How the iKnife works
Cutting with an electroscalpel causes the tissue to vaporize as it is being cut. This creates a smoke that is normally sucked away by extraction systems. But by connecting the iKnife to a mass spectrometer and pumping the smoke toward it, the vapor can be "captured" and analyzed for chemical composition. By matching the results to a reference library, the surgeon can see which type of tissue it is within 3 seconds.
In 2013, Dr. Takats and his team used the iKnife to analyze tissue samples collected from 302 patients who had undergone surgery to remove various kinds of tumor, both cancerous and noncancerous.
They recorded the characteristics of thousands of tissue samples taken from tumors in the brain, lung, breast, stomach, colon, and liver. From these samples, they created a database of 1,624 cancerous and 1,309 noncancerous entries, to which future samples could be matched.
The team then used the iKnife with rapid evaporative ionization mass spectrometry (REIMS) in 81 surgical interventions. Readings were taken during surgery, and tissue was tested afterward in the conventional manner. In each case, the reading matched the postoperative histological diagnosis exactly.
The iKnife was developed for electrosurgery because surgeons saw its potential for removing cancerous tumors, but its applicability to hydro and laser surgery have already been raised. In the future, it could be used to take readings to analyze mucous membranes and the respiratory, urinogenital, or gastrointestinal systems.
Laser detection of brain tumors
This technique used a near-infrared laser probe to determine whether tissue was cancerous or healthy by measuring light reflected off the tissue.
When they pointed the beam of light onto the exposed brain, molecules in the cells began to vibrate. As they did so, fiber optics in the probe collected the scattered light that was bouncing off the tissue.
By measuring the frequency of the vibrations, the scientists were able to tell which tissue was healthy and which was not.

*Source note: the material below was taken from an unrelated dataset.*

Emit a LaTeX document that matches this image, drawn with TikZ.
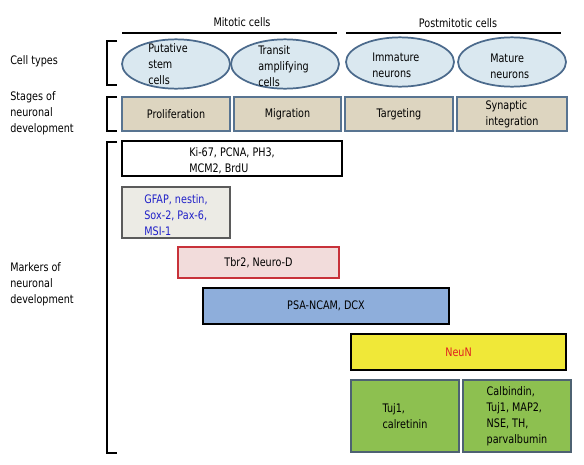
\documentclass[tikz,border=0pt]{standalone}
\usepackage{fontspec}
\setmainfont{DejaVu Sans}[FakeStretch=0.82]
\usetikzlibrary{shapes.geometric}
\definecolor{ellc}{HTML}{4B6A8C}
\definecolor{ellf}{HTML}{DAE8F0}
\definecolor{stgc}{HTML}{587491}
\definecolor{stgf}{HTML}{DDD5C0}
\definecolor{gfc}{HTML}{5B5B5B}
\definecolor{gff}{HTML}{ECEBE5}
\definecolor{gft}{HTML}{2020C8}
\definecolor{tbc}{HTML}{C8323A}
\definecolor{tbf}{HTML}{F2DCDB}
\definecolor{psf}{HTML}{8EAEDB}
\definecolor{nnf}{HTML}{F0E838}
\definecolor{nnt}{HTML}{E02020}
\definecolor{grf}{HTML}{8DC050}
\definecolor{grc}{HTML}{4E6272}
\begin{document}
\begin{tikzpicture}[x=0.75pt,y=-0.75pt,
  font=\fontsize{8.8}{12}\selectfont,
  every node/.style={inner sep=0pt},
  ell/.style={ellipse, draw=ellc, line width=1.3pt, fill=ellf, minimum width=81pt, minimum height=37pt},
  stage/.style={draw=stgc, line width=1.5pt, fill=stgf, align=left, minimum height=25.5pt},
  mk/.style={line width=1.5pt, align=left},
  lbl/.style={align=left, anchor=west},
  br/.style={line width=0.8pt},
  hl/.style={line width=0.9pt}]
\fill[white] (0,0) rectangle (584,464);
\useasboundingbox (0,0) rectangle (584,464);
% headers
\node (mit) at (242,22) {Mitotic cells};
\node (post) at (458,23) {Postmitotic cells};
\draw[hl] (122,33) -- (337,33);
\draw[hl] (346,33) -- (561,33);
% left labels
\node[lbl] (l1) at (10,61) {Cell types};
\node[lbl] (l2) at (10,113) {Stages of\\neuronal\\development};
\node[lbl] (l3) at (10,284) {Markers of\\neuronal\\development};
% brackets
\draw[br] (117,41) -- (107,41) -- (107,85) -- (117,85);
\draw[br] (117,97) -- (107,97) -- (107,131) -- (117,131);
\draw[br] (117,142) -- (107,142) -- (107,453) -- (117,453);
% cell types
\node[ell] (e1) at (176,64) {};
\node[ell] (e2) at (285,64) {};
\node[ell] (e3) at (400,62) {};
\node[ell] (e4) at (512,62) {};
\node[lbl] (t1) at (148,64) {Putative\\stem\\cells};
\node[lbl] (t2) at (258,66) {Transit\\amplifying\\cells};
\node[lbl] (t3) at (372,65) {Immature\\neurons};
\node[lbl] (t4) at (490,66) {Mature\\neurons};
% stages
\node[stage, minimum width=81pt] (s1) at (176,114) {Proliferation};
\node[stage, minimum width=80.25pt] (s2) at (287.5,114) {Migration};
\node[stage, minimum width=81pt] (s3) at (399,114) {Targeting};
\node[stage, minimum width=82.5pt] (s4) at (512,114) {Synaptic\\integration};
% markers
\node[mk, draw=black, fill=white, minimum width=165pt, minimum height=26.25pt] (ki) at (232,158.5) {\rule{0pt}{10pt}Ki-67, PCNA, PH3,\\MCM2, BrdU};
\node[mk, draw=gfc, fill=gff, text=gft, minimum width=81pt, minimum height=38.25pt] (gf) at (176,212.5) {\rule{0pt}{10pt}GFAP, nestin,\\Sox-2, Pax-6,\\MSI-1};
\node[mk, draw=tbc, fill=tbf, minimum width=120.75pt, minimum height=23.25pt] (tb) at (258.5,262.5) {Tbr2, Neuro-D};
\node[mk, draw=black, fill=psf, minimum width=184.5pt, minimum height=27pt] (psa) at (326,306) {PSA-NCAM, DCX};
\node[mk, draw=black, fill=nnf, text=nnt, minimum width=161.25pt, minimum height=27pt] (nn) at (458.5,352) {NeuN};
\node[mk, draw=grc, fill=grf, minimum width=81pt, minimum height=54pt] (tuj) at (405,416) {Tuj1,\\calretinin};
\node[mk, draw=grc, fill=grf, minimum width=81pt, minimum height=54pt] (cal) at (517,416) {Calbindin,\\Tuj1, MAP2,\\NSE, TH,\\parvalbumin};
\end{tikzpicture}
\end{document}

As with the iKnife, analysis took just seconds.
In cancer surgery, the ability to detect the exact border of an area of malignant tissue can make the difference between life and death, and between having to repeat surgery or not.
Being able to remove the exact tissue not only ensures that the whole tumor is taken away, but it also reduces unnecessary tissue loss, leading to better outcomes for patients.
The researchers note that, particularly with brain tumors, the inability to see the boundary of a tumor, even with a surgical microscope, puts people at a higher risk of additional damage, such as the loss of speech. As technology advances, the risks of surgery gradually decline.